>> Begin
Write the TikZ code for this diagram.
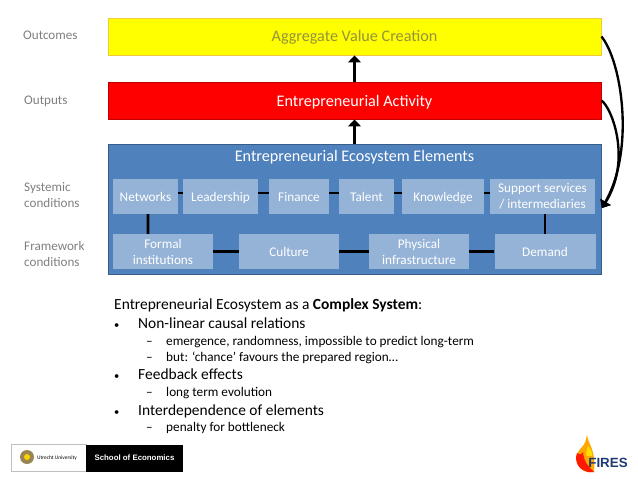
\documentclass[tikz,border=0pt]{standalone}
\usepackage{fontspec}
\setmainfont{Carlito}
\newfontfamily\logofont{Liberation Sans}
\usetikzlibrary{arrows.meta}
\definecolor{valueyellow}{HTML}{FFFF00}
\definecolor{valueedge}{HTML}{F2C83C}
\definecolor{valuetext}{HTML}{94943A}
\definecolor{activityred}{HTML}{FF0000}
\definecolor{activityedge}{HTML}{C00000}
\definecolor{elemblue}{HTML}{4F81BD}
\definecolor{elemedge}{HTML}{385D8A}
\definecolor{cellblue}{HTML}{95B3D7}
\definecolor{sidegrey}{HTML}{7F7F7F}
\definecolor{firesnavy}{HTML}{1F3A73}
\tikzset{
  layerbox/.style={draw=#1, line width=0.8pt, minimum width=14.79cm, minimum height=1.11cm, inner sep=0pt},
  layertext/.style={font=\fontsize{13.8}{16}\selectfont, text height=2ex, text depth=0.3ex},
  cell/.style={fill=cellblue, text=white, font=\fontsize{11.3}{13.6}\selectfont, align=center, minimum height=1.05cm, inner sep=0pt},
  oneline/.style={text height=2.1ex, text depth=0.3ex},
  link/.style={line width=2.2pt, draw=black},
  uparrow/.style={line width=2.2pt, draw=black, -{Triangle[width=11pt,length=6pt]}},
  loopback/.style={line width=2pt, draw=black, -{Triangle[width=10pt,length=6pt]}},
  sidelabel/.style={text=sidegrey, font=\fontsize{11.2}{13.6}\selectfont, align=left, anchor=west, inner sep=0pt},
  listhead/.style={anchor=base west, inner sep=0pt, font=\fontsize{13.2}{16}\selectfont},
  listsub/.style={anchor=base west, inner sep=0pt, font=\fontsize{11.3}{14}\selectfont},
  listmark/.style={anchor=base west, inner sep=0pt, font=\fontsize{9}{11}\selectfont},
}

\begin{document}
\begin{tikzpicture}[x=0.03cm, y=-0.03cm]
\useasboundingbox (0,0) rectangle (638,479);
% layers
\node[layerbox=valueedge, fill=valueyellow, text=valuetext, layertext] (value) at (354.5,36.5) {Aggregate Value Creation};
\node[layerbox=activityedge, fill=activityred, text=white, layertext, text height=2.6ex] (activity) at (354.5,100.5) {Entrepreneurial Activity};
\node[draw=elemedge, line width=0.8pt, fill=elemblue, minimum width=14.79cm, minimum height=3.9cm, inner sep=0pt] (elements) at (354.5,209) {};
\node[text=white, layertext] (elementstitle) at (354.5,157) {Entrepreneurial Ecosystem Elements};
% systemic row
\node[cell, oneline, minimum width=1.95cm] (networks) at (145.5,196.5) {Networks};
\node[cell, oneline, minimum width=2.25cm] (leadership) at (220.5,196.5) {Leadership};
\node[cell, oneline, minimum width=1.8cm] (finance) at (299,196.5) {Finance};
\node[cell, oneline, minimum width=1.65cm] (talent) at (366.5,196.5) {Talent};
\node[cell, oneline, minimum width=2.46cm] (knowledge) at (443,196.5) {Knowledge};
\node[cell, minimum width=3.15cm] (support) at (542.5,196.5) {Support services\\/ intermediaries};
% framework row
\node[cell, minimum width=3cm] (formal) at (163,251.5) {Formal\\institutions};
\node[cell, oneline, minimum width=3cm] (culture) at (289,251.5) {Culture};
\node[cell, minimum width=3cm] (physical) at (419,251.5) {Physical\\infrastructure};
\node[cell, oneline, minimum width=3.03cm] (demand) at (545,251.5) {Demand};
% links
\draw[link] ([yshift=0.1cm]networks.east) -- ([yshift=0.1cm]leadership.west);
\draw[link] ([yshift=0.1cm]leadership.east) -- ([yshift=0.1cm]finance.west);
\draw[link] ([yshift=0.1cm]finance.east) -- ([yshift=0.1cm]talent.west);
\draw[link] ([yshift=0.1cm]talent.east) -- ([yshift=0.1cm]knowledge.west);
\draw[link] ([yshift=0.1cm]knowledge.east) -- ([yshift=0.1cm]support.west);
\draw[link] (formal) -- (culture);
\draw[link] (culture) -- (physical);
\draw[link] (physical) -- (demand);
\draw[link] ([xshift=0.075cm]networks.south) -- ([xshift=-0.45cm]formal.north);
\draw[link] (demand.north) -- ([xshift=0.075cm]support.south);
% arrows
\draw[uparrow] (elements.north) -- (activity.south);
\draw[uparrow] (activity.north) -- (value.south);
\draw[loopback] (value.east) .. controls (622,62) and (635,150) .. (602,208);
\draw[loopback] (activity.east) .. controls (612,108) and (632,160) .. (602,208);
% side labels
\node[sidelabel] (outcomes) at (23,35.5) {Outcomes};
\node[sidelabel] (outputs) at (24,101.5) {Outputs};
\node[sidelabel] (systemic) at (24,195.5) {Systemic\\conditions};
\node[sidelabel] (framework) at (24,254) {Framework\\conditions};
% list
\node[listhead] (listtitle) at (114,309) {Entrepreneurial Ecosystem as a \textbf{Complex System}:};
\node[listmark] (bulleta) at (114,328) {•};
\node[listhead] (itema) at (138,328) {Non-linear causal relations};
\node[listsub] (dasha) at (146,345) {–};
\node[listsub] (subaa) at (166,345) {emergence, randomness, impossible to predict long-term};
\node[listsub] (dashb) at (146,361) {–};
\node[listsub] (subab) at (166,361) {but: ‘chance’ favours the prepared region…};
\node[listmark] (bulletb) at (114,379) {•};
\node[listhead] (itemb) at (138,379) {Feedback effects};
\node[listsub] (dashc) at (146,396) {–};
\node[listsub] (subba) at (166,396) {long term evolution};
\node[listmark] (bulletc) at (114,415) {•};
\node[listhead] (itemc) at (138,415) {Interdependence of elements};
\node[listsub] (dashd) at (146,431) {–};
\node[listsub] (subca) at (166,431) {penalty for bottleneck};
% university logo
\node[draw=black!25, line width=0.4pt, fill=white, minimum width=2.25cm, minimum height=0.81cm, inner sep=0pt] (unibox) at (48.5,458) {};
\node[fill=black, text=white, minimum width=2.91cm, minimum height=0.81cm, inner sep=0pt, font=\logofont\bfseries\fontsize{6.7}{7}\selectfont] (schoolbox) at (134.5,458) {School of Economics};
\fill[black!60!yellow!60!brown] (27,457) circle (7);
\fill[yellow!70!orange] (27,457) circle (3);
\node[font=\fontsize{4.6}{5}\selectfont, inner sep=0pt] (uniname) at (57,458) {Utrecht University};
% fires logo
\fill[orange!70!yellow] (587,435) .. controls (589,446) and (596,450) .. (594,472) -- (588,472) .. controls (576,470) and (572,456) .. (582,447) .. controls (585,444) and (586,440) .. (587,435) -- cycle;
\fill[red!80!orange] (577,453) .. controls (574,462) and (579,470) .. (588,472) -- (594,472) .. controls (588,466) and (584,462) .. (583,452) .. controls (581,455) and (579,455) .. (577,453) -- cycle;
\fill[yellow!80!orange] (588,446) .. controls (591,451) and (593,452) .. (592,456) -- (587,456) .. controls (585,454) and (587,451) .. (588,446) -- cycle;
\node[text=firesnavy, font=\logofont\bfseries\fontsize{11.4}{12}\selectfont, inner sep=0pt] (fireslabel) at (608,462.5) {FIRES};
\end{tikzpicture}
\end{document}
>> End
*Exercise*:
Quote the full listing above word for word; exclude every picture from the copy.

*Correct result*:
Write the TikZ code for this diagram.
\documentclass[tikz,border=0pt]{standalone}
\usepackage{fontspec}
\setmainfont{Carlito}
\newfontfamily\logofont{Liberation Sans}
\usetikzlibrary{arrows.meta}
\definecolor{valueyellow}{HTML}{FFFF00}
\definecolor{valueedge}{HTML}{F2C83C}
\definecolor{valuetext}{HTML}{94943A}
\definecolor{activityred}{HTML}{FF0000}
\definecolor{activityedge}{HTML}{C00000}
\definecolor{elemblue}{HTML}{4F81BD}
\definecolor{elemedge}{HTML}{385D8A}
\definecolor{cellblue}{HTML}{95B3D7}
\definecolor{sidegrey}{HTML}{7F7F7F}
\definecolor{firesnavy}{HTML}{1F3A73}
\tikzset{
  layerbox/.style={draw=#1, line width=0.8pt, minimum width=14.79cm, minimum height=1.11cm, inner sep=0pt},
  layertext/.style={font=\fontsize{13.8}{16}\selectfont, text height=2ex, text depth=0.3ex},
  cell/.style={fill=cellblue, text=white, font=\fontsize{11.3}{13.6}\selectfont, align=center, minimum height=1.05cm, inner sep=0pt},
  oneline/.style={text height=2.1ex, text depth=0.3ex},
  link/.style={line width=2.2pt, draw=black},
  uparrow/.style={line width=2.2pt, draw=black, -{Triangle[width=11pt,length=6pt]}},
  loopback/.style={line width=2pt, draw=black, -{Triangle[width=10pt,length=6pt]}},
  sidelabel/.style={text=sidegrey, font=\fontsize{11.2}{13.6}\selectfont, align=left, anchor=west, inner sep=0pt},
  listhead/.style={anchor=base west, inner sep=0pt, font=\fontsize{13.2}{16}\selectfont},
  listsub/.style={anchor=base west, inner sep=0pt, font=\fontsize{11.3}{14}\selectfont},
  listmark/.style={anchor=base west, inner sep=0pt, font=\fontsize{9}{11}\selectfont},
}

\begin{document}
\begin{tikzpicture}[x=0.03cm, y=-0.03cm]
\useasboundingbox (0,0) rectangle (638,479);
% layers
\node[layerbox=valueedge, fill=valueyellow, text=valuetext, layertext] (value) at (354.5,36.5) {Aggregate Value Creation};
\node[layerbox=activityedge, fill=activityred, text=white, layertext, text height=2.6ex] (activity) at (354.5,100.5) {Entrepreneurial Activity};
\node[draw=elemedge, line width=0.8pt, fill=elemblue, minimum width=14.79cm, minimum height=3.9cm, inner sep=0pt] (elements) at (354.5,209) {};
\node[text=white, layertext] (elementstitle) at (354.5,157) {Entrepreneurial Ecosystem Elements};
% systemic row
\node[cell, oneline, minimum width=1.95cm] (networks) at (145.5,196.5) {Networks};
\node[cell, oneline, minimum width=2.25cm] (leadership) at (220.5,196.5) {Leadership};
\node[cell, oneline, minimum width=1.8cm] (finance) at (299,196.5) {Finance};
\node[cell, oneline, minimum width=1.65cm] (talent) at (366.5,196.5) {Talent};
\node[cell, oneline, minimum width=2.46cm] (knowledge) at (443,196.5) {Knowledge};
\node[cell, minimum width=3.15cm] (support) at (542.5,196.5) {Support services\\/ intermediaries};
% framework row
\node[cell, minimum width=3cm] (formal) at (163,251.5) {Formal\\institutions};
\node[cell, oneline, minimum width=3cm] (culture) at (289,251.5) {Culture};
\node[cell, minimum width=3cm] (physical) at (419,251.5) {Physical\\infrastructure};
\node[cell, oneline, minimum width=3.03cm] (demand) at (545,251.5) {Demand};
% links
\draw[link] ([yshift=0.1cm]networks.east) -- ([yshift=0.1cm]leadership.west);
\draw[link] ([yshift=0.1cm]leadership.east) -- ([yshift=0.1cm]finance.west);
\draw[link] ([yshift=0.1cm]finance.east) -- ([yshift=0.1cm]talent.west);
\draw[link] ([yshift=0.1cm]talent.east) -- ([yshift=0.1cm]knowledge.west);
\draw[link] ([yshift=0.1cm]knowledge.east) -- ([yshift=0.1cm]support.west);
\draw[link] (formal) -- (culture);
\draw[link] (culture) -- (physical);
\draw[link] (physical) -- (demand);
\draw[link] ([xshift=0.075cm]networks.south) -- ([xshift=-0.45cm]formal.north);
\draw[link] (demand.north) -- ([xshift=0.075cm]support.south);
% arrows
\draw[uparrow] (elements.north) -- (activity.south);
\draw[uparrow] (activity.north) -- (value.south);
\draw[loopback] (value.east) .. controls (622,62) and (635,150) .. (602,208);
\draw[loopback] (activity.east) .. controls (612,108) and (632,160) .. (602,208);
% side labels
\node[sidelabel] (outcomes) at (23,35.5) {Outcomes};
\node[sidelabel] (outputs) at (24,101.5) {Outputs};
\node[sidelabel] (systemic) at (24,195.5) {Systemic\\conditions};
\node[sidelabel] (framework) at (24,254) {Framework\\conditions};
% list
\node[listhead] (listtitle) at (114,309) {Entrepreneurial Ecosystem as a \textbf{Complex System}:};
\node[listmark] (bulleta) at (114,328) {•};
\node[listhead] (itema) at (138,328) {Non-linear causal relations};
\node[listsub] (dasha) at (146,345) {–};
\node[listsub] (subaa) at (166,345) {emergence, randomness, impossible to predict long-term};
\node[listsub] (dashb) at (146,361) {–};
\node[listsub] (subab) at (166,361) {but: ‘chance’ favours the prepared region…};
\node[listmark] (bulletb) at (114,379) {•};
\node[listhead] (itemb) at (138,379) {Feedback effects};
\node[listsub] (dashc) at (146,396) {–};
\node[listsub] (subba) at (166,396) {long term evolution};
\node[listmark] (bulletc) at (114,415) {•};
\node[listhead] (itemc) at (138,415) {Interdependence of elements};
\node[listsub] (dashd) at (146,431) {–};
\node[listsub] (subca) at (166,431) {penalty for bottleneck};
% university logo
\node[draw=black!25, line width=0.4pt, fill=white, minimum width=2.25cm, minimum height=0.81cm, inner sep=0pt] (unibox) at (48.5,458) {};
\node[fill=black, text=white, minimum width=2.91cm, minimum height=0.81cm, inner sep=0pt, font=\logofont\bfseries\fontsize{6.7}{7}\selectfont] (schoolbox) at (134.5,458) {School of Economics};
\fill[black!60!yellow!60!brown] (27,457) circle (7);
\fill[yellow!70!orange] (27,457) circle (3);
\node[font=\fontsize{4.6}{5}\selectfont, inner sep=0pt] (uniname) at (57,458) {Utrecht University};
% fires logo
\fill[orange!70!yellow] (587,435) .. controls (589,446) and (596,450) .. (594,472) -- (588,472) .. controls (576,470) and (572,456) .. (582,447) .. controls (585,444) and (586,440) .. (587,435) -- cycle;
\fill[red!80!orange] (577,453) .. controls (574,462) and (579,470) .. (588,472) -- (594,472) .. controls (588,466) and (584,462) .. (583,452) .. controls (581,455) and (579,455) .. (577,453) -- cycle;
\fill[yellow!80!orange] (588,446) .. controls (591,451) and (593,452) .. (592,456) -- (587,456) .. controls (585,454) and (587,451) .. (588,446) -- cycle;
\node[text=firesnavy, font=\logofont\bfseries\fontsize{11.4}{12}\selectfont, inner sep=0pt] (fireslabel) at (608,462.5) {FIRES};
\end{tikzpicture}
\end{document}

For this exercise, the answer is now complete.